*** Task data

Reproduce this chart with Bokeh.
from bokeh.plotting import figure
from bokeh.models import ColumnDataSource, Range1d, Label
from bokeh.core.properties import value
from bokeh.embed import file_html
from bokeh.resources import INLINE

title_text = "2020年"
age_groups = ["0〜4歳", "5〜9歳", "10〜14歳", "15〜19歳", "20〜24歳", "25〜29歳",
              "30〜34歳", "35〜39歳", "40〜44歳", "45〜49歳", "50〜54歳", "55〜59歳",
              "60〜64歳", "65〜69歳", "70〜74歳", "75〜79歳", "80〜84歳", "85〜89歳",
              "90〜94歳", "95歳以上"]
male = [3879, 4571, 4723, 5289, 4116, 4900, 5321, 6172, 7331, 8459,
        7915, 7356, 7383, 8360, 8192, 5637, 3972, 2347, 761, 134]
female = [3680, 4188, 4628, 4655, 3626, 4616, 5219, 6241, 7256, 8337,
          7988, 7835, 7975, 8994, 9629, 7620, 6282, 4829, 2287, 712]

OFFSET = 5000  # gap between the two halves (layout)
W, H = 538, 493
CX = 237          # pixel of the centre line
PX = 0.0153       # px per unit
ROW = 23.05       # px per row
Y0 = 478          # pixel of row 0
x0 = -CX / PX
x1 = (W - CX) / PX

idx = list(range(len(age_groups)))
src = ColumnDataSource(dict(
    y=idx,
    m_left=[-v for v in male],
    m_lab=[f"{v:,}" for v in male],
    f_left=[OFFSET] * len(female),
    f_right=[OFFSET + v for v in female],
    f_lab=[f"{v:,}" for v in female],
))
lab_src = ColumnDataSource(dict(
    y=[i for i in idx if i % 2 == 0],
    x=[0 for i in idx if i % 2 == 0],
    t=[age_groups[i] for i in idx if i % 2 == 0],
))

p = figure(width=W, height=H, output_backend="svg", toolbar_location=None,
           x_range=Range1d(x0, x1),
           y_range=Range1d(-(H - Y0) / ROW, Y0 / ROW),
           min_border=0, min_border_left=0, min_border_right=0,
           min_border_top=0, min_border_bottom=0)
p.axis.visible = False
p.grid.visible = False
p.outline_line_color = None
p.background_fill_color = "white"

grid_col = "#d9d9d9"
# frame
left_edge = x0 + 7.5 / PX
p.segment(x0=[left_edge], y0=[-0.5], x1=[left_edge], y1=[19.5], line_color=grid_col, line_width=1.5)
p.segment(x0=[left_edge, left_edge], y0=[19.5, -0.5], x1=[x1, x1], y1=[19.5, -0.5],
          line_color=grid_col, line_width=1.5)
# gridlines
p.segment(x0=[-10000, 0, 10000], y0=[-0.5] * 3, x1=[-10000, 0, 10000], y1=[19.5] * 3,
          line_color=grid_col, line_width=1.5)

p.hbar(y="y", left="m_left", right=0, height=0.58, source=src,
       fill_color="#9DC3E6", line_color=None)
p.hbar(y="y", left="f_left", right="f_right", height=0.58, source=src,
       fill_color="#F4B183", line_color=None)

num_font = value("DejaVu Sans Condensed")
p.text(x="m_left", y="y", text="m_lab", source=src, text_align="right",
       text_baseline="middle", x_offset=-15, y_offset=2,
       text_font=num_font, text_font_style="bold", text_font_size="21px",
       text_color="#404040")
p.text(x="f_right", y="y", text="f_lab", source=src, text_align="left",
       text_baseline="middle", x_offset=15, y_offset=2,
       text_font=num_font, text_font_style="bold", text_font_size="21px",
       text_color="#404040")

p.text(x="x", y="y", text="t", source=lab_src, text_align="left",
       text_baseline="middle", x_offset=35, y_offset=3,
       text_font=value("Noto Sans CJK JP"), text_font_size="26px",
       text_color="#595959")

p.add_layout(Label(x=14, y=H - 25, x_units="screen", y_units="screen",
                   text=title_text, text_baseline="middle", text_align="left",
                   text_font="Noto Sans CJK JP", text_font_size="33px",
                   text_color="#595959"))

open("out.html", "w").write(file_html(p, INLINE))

******
*** Task data

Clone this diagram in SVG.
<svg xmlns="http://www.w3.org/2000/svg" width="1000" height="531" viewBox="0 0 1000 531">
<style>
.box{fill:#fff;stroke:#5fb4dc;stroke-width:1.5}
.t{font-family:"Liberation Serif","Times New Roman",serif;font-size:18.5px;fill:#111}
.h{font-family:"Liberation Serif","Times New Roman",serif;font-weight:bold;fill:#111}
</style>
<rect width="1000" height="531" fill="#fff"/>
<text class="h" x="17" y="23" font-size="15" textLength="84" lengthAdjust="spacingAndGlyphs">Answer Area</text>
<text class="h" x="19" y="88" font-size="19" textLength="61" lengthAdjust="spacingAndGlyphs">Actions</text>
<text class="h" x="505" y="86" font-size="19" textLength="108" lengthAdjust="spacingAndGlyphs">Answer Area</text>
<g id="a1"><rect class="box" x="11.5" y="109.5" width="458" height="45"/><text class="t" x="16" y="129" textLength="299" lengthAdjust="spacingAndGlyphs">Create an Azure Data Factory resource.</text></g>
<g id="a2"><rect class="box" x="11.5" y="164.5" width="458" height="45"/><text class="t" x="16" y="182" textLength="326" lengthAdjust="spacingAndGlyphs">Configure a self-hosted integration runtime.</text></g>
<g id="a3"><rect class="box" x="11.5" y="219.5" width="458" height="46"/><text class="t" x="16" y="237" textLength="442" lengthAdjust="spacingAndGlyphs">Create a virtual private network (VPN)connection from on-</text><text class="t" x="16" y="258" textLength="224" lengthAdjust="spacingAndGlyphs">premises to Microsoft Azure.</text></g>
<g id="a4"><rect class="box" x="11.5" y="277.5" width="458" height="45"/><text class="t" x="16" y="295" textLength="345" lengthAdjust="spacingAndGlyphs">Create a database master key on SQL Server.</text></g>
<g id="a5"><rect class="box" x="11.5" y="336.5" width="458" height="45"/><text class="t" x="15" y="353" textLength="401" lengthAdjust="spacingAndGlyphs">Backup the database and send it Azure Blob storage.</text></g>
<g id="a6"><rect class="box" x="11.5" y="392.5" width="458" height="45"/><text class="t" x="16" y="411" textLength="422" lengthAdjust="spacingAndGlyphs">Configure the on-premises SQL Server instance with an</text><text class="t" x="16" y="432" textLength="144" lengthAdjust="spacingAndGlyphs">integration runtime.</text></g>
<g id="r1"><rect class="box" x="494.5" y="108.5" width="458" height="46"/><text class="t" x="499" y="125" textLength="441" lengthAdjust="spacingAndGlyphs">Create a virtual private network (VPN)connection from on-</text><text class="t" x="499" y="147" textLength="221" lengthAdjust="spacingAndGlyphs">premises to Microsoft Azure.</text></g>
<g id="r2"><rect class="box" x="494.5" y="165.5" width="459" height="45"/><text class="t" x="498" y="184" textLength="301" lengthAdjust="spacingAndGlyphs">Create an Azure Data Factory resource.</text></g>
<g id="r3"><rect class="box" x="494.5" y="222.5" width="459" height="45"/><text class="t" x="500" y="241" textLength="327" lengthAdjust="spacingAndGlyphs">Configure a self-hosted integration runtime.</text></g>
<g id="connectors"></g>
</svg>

******
*** Task data

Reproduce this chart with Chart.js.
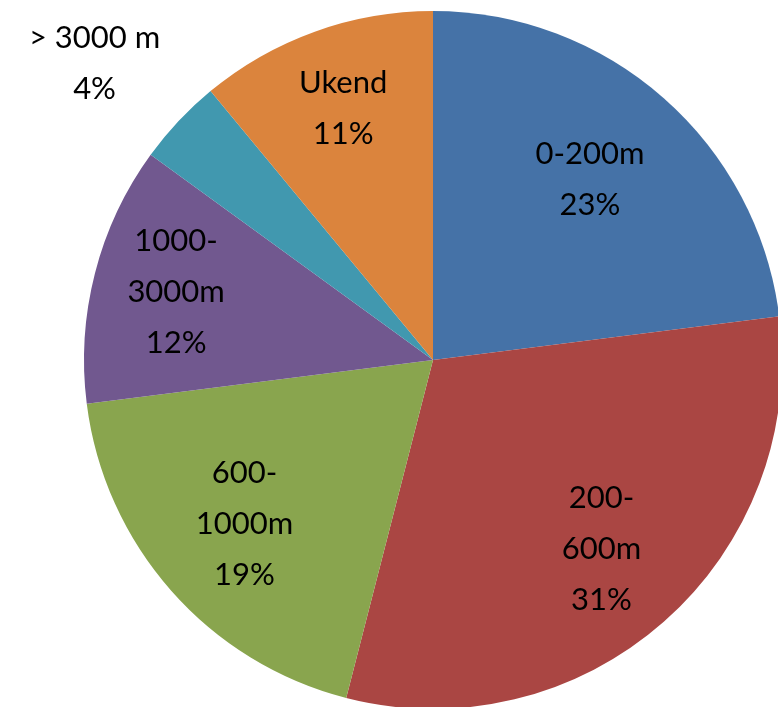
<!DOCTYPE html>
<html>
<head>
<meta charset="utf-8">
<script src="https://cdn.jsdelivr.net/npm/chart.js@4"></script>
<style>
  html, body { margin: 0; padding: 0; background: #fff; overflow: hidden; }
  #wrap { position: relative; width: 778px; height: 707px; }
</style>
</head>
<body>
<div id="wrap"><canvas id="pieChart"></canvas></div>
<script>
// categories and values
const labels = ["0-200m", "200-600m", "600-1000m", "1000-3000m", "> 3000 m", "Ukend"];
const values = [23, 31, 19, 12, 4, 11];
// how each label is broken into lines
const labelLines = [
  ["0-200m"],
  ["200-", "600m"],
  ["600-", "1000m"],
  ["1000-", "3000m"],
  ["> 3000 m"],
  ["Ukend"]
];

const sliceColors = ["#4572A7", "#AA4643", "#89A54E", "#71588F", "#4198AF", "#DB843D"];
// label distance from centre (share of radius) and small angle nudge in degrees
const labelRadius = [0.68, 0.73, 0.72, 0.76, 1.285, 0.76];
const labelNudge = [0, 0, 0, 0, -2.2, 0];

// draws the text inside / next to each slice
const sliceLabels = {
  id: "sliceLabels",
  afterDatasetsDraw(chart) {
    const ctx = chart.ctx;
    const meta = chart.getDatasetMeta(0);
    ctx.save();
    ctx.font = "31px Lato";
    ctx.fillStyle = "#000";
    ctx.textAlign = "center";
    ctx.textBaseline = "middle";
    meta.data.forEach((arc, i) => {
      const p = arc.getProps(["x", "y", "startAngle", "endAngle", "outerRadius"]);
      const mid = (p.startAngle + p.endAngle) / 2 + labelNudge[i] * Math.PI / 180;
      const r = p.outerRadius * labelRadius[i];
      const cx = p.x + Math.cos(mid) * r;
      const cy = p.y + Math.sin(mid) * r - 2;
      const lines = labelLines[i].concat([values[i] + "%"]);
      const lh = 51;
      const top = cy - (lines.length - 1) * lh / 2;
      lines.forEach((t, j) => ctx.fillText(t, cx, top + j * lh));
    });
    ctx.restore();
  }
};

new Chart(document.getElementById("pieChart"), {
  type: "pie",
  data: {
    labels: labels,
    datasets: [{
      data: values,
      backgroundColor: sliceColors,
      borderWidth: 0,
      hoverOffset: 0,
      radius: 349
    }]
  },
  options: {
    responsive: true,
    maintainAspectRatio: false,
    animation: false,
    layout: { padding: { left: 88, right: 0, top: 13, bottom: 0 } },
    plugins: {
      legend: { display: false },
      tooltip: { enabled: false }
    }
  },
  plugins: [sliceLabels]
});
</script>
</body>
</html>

******

◆ **Short task**
Pick out every line with the string "this" and copy it.

◆ **Exercise answer**
Reproduce this chart with Bokeh.
Clone this diagram in SVG.
Reproduce this chart with Chart.js.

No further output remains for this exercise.